Dataset excerpt -
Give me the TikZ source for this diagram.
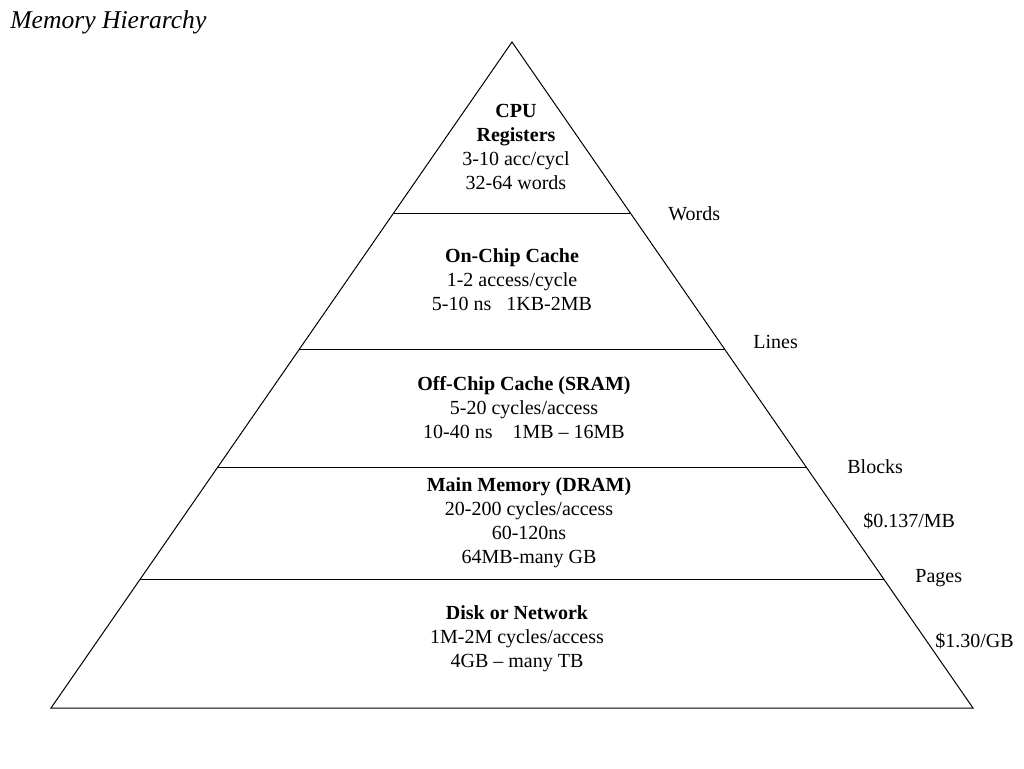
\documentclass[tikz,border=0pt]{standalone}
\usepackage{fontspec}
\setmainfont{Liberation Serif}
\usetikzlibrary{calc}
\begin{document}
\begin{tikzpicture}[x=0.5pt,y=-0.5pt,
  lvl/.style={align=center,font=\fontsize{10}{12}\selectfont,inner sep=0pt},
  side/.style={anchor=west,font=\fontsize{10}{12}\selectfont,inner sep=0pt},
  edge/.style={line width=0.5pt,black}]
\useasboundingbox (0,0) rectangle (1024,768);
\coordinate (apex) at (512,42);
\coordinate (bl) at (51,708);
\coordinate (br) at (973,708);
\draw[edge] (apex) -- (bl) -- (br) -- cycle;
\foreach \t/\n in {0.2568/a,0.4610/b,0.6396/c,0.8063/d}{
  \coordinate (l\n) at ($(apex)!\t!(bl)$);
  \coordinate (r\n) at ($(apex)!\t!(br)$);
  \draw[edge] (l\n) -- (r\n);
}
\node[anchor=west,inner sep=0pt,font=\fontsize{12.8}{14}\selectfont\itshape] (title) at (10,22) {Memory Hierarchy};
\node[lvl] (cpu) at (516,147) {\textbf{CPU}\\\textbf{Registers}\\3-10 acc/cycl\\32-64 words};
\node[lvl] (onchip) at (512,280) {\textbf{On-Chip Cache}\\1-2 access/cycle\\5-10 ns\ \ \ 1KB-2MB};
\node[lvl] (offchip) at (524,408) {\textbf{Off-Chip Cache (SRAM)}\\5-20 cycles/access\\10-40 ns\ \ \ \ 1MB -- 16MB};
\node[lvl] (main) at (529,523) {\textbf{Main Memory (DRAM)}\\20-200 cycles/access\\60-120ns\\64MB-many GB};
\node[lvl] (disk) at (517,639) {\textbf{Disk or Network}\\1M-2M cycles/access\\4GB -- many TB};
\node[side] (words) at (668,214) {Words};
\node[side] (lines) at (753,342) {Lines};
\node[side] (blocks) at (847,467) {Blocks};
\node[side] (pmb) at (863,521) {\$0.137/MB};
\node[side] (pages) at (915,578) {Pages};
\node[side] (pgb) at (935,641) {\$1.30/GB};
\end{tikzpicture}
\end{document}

Problem -
Write out the data precisely as given, excluding the pictures.

Exercise response -
Give me the TikZ source for this diagram.
\documentclass[tikz,border=0pt]{standalone}
\usepackage{fontspec}
\setmainfont{Liberation Serif}
\usetikzlibrary{calc}
\begin{document}
\begin{tikzpicture}[x=0.5pt,y=-0.5pt,
  lvl/.style={align=center,font=\fontsize{10}{12}\selectfont,inner sep=0pt},
  side/.style={anchor=west,font=\fontsize{10}{12}\selectfont,inner sep=0pt},
  edge/.style={line width=0.5pt,black}]
\useasboundingbox (0,0) rectangle (1024,768);
\coordinate (apex) at (512,42);
\coordinate (bl) at (51,708);
\coordinate (br) at (973,708);
\draw[edge] (apex) -- (bl) -- (br) -- cycle;
\foreach \t/\n in {0.2568/a,0.4610/b,0.6396/c,0.8063/d}{
  \coordinate (l\n) at ($(apex)!\t!(bl)$);
  \coordinate (r\n) at ($(apex)!\t!(br)$);
  \draw[edge] (l\n) -- (r\n);
}
\node[anchor=west,inner sep=0pt,font=\fontsize{12.8}{14}\selectfont\itshape] (title) at (10,22) {Memory Hierarchy};
\node[lvl] (cpu) at (516,147) {\textbf{CPU}\\\textbf{Registers}\\3-10 acc/cycl\\32-64 words};
\node[lvl] (onchip) at (512,280) {\textbf{On-Chip Cache}\\1-2 access/cycle\\5-10 ns\ \ \ 1KB-2MB};
\node[lvl] (offchip) at (524,408) {\textbf{Off-Chip Cache (SRAM)}\\5-20 cycles/access\\10-40 ns\ \ \ \ 1MB -- 16MB};
\node[lvl] (main) at (529,523) {\textbf{Main Memory (DRAM)}\\20-200 cycles/access\\60-120ns\\64MB-many GB};
\node[lvl] (disk) at (517,639) {\textbf{Disk or Network}\\1M-2M cycles/access\\4GB -- many TB};
\node[side] (words) at (668,214) {Words};
\node[side] (lines) at (753,342) {Lines};
\node[side] (blocks) at (847,467) {Blocks};
\node[side] (pmb) at (863,521) {\$0.137/MB};
\node[side] (pages) at (915,578) {Pages};
\node[side] (pgb) at (935,641) {\$1.30/GB};
\end{tikzpicture}
\end{document}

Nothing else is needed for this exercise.